--- Provided data ---

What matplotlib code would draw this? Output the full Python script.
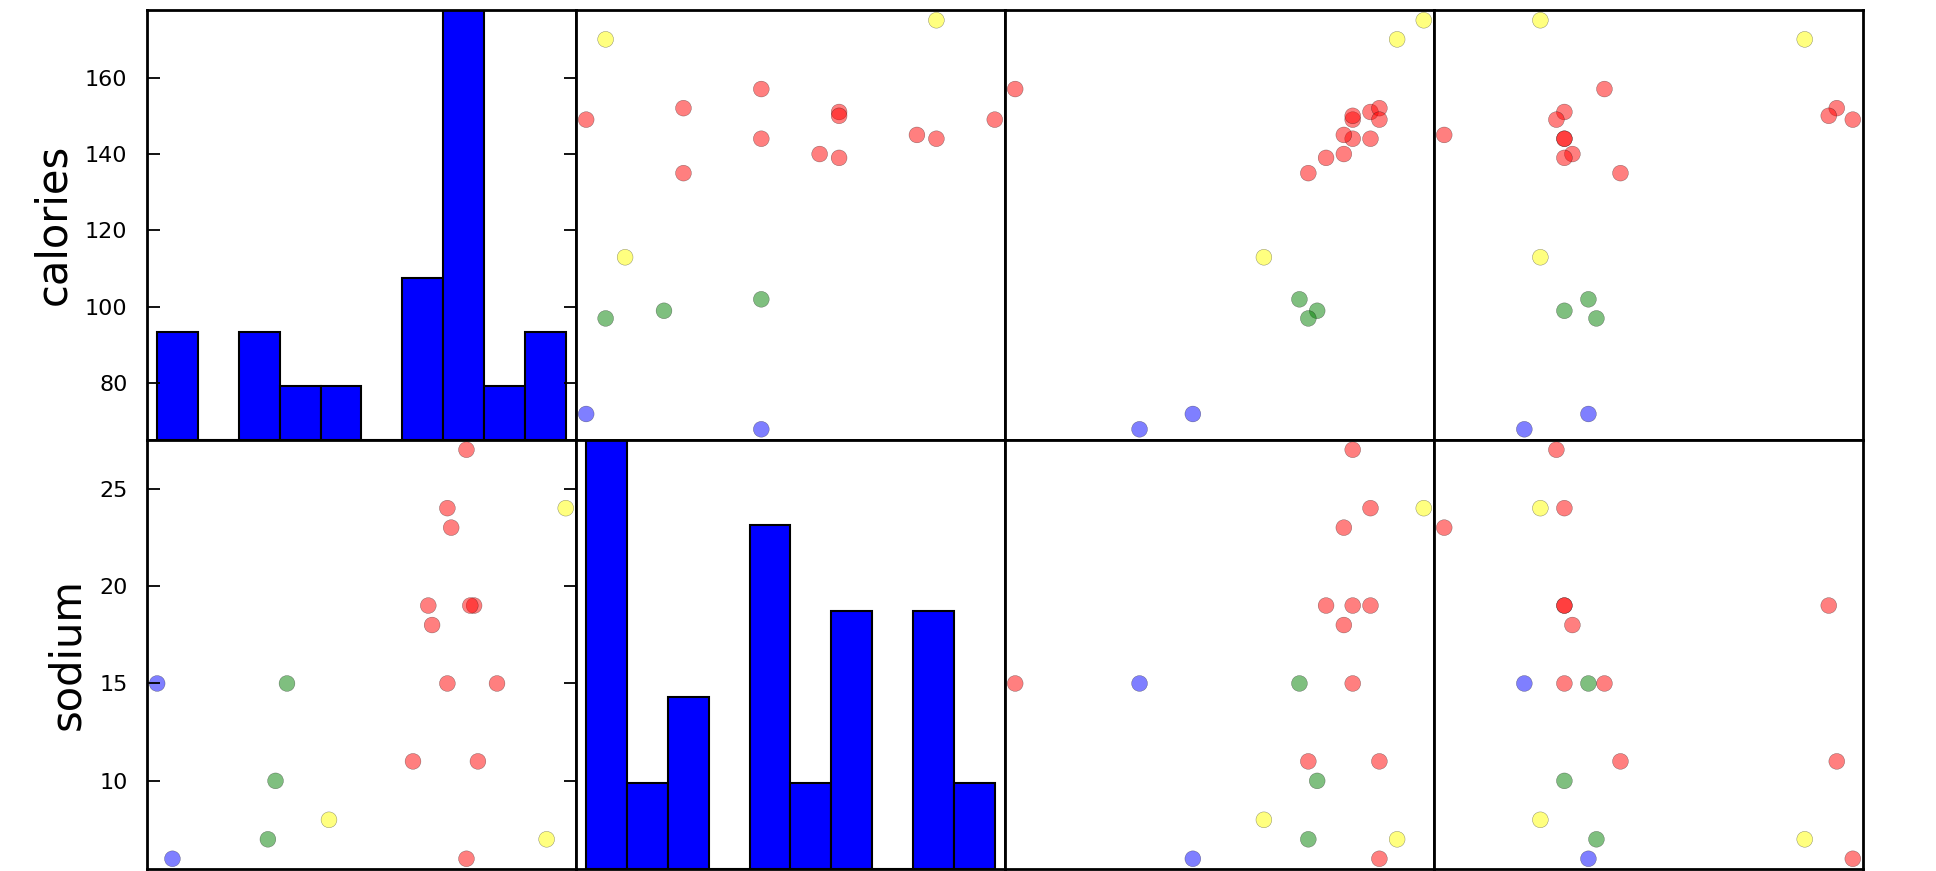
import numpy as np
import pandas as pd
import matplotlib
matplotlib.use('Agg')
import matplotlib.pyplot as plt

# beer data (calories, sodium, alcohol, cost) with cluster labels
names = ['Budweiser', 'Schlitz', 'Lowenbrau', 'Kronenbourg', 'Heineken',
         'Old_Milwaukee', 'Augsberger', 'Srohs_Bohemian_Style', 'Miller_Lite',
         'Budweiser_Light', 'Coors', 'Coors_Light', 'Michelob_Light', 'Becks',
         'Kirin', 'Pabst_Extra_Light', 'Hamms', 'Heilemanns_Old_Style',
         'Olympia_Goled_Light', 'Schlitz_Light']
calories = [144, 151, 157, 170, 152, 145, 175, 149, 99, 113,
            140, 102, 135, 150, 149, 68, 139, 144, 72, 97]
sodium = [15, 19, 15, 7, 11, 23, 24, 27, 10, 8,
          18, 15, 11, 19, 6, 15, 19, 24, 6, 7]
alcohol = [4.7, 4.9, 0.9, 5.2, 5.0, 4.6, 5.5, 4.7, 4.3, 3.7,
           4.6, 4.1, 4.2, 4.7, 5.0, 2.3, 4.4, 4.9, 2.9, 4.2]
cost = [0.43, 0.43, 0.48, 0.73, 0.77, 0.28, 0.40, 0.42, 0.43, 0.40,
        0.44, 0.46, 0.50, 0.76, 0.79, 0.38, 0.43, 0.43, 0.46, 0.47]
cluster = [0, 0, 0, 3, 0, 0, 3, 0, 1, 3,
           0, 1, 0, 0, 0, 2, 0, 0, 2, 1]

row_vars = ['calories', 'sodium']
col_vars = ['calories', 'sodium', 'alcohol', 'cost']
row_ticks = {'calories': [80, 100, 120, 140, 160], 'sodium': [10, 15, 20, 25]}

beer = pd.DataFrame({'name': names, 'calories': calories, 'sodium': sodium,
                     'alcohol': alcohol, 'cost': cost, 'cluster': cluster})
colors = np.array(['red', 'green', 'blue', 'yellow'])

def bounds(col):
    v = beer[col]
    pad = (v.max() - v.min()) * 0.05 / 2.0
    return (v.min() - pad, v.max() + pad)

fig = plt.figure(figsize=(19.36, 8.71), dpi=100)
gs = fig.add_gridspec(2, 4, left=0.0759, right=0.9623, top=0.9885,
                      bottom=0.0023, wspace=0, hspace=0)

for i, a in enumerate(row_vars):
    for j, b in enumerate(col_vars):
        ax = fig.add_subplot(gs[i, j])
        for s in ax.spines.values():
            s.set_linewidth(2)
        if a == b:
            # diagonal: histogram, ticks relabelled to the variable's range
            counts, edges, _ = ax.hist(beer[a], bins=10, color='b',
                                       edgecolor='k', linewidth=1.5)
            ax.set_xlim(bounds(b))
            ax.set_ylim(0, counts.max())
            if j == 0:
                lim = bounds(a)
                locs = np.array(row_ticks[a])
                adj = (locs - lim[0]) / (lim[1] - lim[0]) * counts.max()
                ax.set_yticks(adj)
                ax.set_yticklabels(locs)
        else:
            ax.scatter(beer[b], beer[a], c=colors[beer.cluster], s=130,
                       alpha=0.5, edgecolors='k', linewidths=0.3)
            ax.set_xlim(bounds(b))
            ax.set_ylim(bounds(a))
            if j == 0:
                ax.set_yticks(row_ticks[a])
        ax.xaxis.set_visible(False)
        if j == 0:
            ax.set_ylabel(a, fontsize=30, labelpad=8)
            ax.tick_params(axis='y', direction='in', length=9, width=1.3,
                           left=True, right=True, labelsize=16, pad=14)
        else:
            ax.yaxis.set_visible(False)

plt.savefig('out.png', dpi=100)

---

From the first line of the listing above, repeat every line through the one holding "import matplotlib.pyplot as plt". Both ends count, and pictures stay out.

◆ **Result of this exercise**:
What matplotlib code would draw this? Output the full Python script.
import numpy as np
import pandas as pd
import matplotlib
matplotlib.use('Agg')
import matplotlib.pyplot as plt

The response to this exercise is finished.